The social networking start-up threw a big bash at its new San Francisco headquarters to roll out new versions of its service for Android smartphones and for the iPad. It also updated its year-old iPhone app to make it sleeker and faster. The apps can be downloaded here. 

Pinterest, which lets users "pin" content they find on the Web to virtual boards, has exploded in popularity but won’t say how many users it has. ComScore says it grew to about 23 million users in July, up from 1  million a year ago. It was only last week that Pinterest opened its service to the general public. Before then, users who signed up had to wait to be cleared by the company.

A sensation in Silicon Valley, Pinterest -- which does not yet generate revenue -- raised $100 million at a $1.5-billion valuation in May. It has about 60 employees.

It was something of a coming out party for Pinterest, which has never held an official news conference. Chief Executive Ben Silbermann said his team was responding to demand from users for an Android app. In fact, an Android app was such a constant request from users that it became an inside joke at the company, he said.

One Android user, Kim Legocki, social media director at Cal State East Bay, was thrilled. An avid Pinterest user, she was invited to the party to meet Pinterest employees and hear the announcement.

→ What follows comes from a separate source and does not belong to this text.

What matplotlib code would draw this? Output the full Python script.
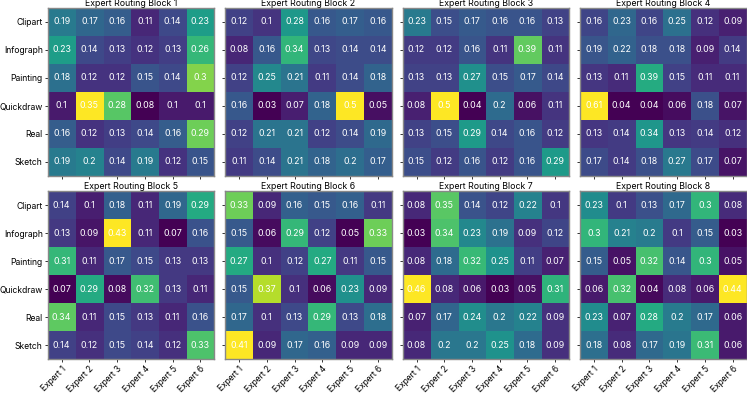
import matplotlib
matplotlib.use("Agg")
import matplotlib.pyplot as plt
import numpy as np

plt.rcParams['font.family'] = ['Inter', 'DejaVu Sans']

domains = ["Clipart", "Infograph", "Painting", "Quickdraw", "Real", "Sketch"]
experts = ["Expert 1", "Expert 2", "Expert 3", "Expert 4", "Expert 5", "Expert 6"]

block1 = [[.19, .17, .16, .11, .14, .23],
          [.23, .14, .13, .12, .13, .26],
          [.18, .12, .12, .15, .14, .30],
          [.10, .35, .28, .08, .10, .10],
          [.16, .12, .13, .14, .16, .29],
          [.19, .20, .14, .19, .12, .15]]
block2 = [[.12, .10, .28, .16, .17, .16],
          [.08, .16, .34, .13, .14, .14],
          [.12, .25, .21, .11, .14, .18],
          [.16, .03, .07, .18, .50, .05],
          [.12, .21, .21, .12, .14, .19],
          [.11, .14, .21, .18, .20, .17]]
block3 = [[.23, .15, .17, .16, .16, .13],
          [.12, .12, .16, .11, .39, .11],
          [.13, .13, .27, .15, .17, .14],
          [.08, .50, .04, .20, .06, .11],
          [.13, .15, .29, .14, .16, .12],
          [.15, .12, .16, .12, .16, .29]]
block4 = [[.16, .23, .16, .25, .12, .09],
          [.19, .22, .18, .18, .09, .14],
          [.13, .11, .39, .15, .11, .11],
          [.61, .04, .04, .06, .18, .07],
          [.13, .14, .34, .13, .14, .12],
          [.17, .14, .18, .27, .17, .07]]
block5 = [[.14, .10, .18, .11, .19, .29],
          [.13, .09, .43, .11, .07, .16],
          [.31, .11, .17, .15, .13, .13],
          [.07, .29, .08, .32, .13, .11],
          [.34, .11, .15, .13, .11, .16],
          [.14, .12, .15, .14, .12, .33]]
block6 = [[.33, .09, .16, .15, .16, .11],
          [.15, .06, .29, .12, .05, .33],
          [.27, .10, .12, .27, .11, .15],
          [.15, .37, .10, .06, .23, .09],
          [.17, .10, .13, .29, .13, .18],
          [.41, .09, .17, .16, .09, .09]]
block7 = [[.08, .35, .14, .12, .22, .10],
          [.03, .34, .23, .19, .09, .12],
          [.08, .18, .32, .25, .11, .07],
          [.46, .08, .06, .03, .05, .31],
          [.07, .17, .24, .20, .22, .09],
          [.08, .20, .20, .25, .18, .09]]
block8 = [[.23, .10, .13, .17, .30, .08],
          [.30, .21, .20, .10, .15, .03],
          [.15, .05, .32, .14, .30, .05],
          [.06, .32, .04, .08, .06, .44],
          [.23, .07, .28, .20, .17, .06],
          [.18, .08, .17, .19, .31, .06]]

blocks = [block1, block2, block3, block4, block5, block6, block7, block8]

fig, axes = plt.subplots(2, 4, figsize=(7.47, 3.94), dpi=100)
fig.subplots_adjust(left=47.8/747, right=746.5/747, top=1-8/394, bottom=1-359/394,
                    wspace=0.066, hspace=0.095)

for i, (ax, data) in enumerate(zip(axes.flat, blocks)):
    arr = np.array(data)
    ax.imshow(arr, cmap='viridis', aspect='auto')
    for r in range(arr.shape[0]):
        for c in range(arr.shape[1]):
            ax.text(c, r, f"{arr[r, c]:g}", ha='center', va='center',
                    color='white', fontsize=6.4)
    ax.set_title(f"Expert Routing Block {i + 1}", fontsize=6.3, pad=1.5)
    ax.set_xticks(range(len(experts)))
    ax.set_yticks(range(len(domains)))
    if i >= 4:
        ax.set_xticklabels(experts, rotation=45, ha='right', rotation_mode='anchor',
                           fontsize=6.1)
    else:
        ax.set_xticklabels([])
    if i % 4 == 0:
        ax.set_yticklabels(domains, fontsize=6.2)
    else:
        ax.set_yticklabels([])
    ax.tick_params(length=2.5, width=0.7, color='#333333', pad=1.2)
    for s in ax.spines.values():
        s.set_color('#888888')
        s.set_linewidth(1.0)

fig.savefig("out.png", dpi=100)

“I have already downloaded it,” Legocki said.

Silbermann said mobile was a priority for Pinterest since the service is about getting ideas and inspiration and then getting out in the world, not getting stuck in front of a computer.

“Our goal has never been to get you in front of the computer transfixed for hours and hours on end,” he said. “It’s to get you offline.”

The Pinterest party drew a few hundred people, with artistic food such as a succulent cupcakes and stations to apply temporary tattoos, build terrariums in Mason jars, to send “wish you were here” postcards and a photo booth.

Legocki said she fell in love with Pinterest from the moment she first used it and has used it every day since. She used it to remodel her San Francisco loft and charts the places in the world she wants to travel.

Her husband didn’t get her excitement at being invited to Pinterest’s headquarters for a party.

“I told him it was like being asked to visit the Porsche factory in Germany,” said Legocki, 41, whose husband is a Porsche fan. “I feel valued and validated. It was a nice reward.”

“I would love to see Pinterest succeed,” she added. “I don’t want them to be a flash in the pan. I want them to embed themselves in our day-to-day life.”

For all its popularity with users, Pinterest may have a tougher time winning over public investors who have soured on social networking stocks after Facebook’s disappointing debut. The world’s largest social network with 955 million users is trading far below its $38 initial public offering price, dragged down by concerns over slowing revenue growth and its moneymaking potential.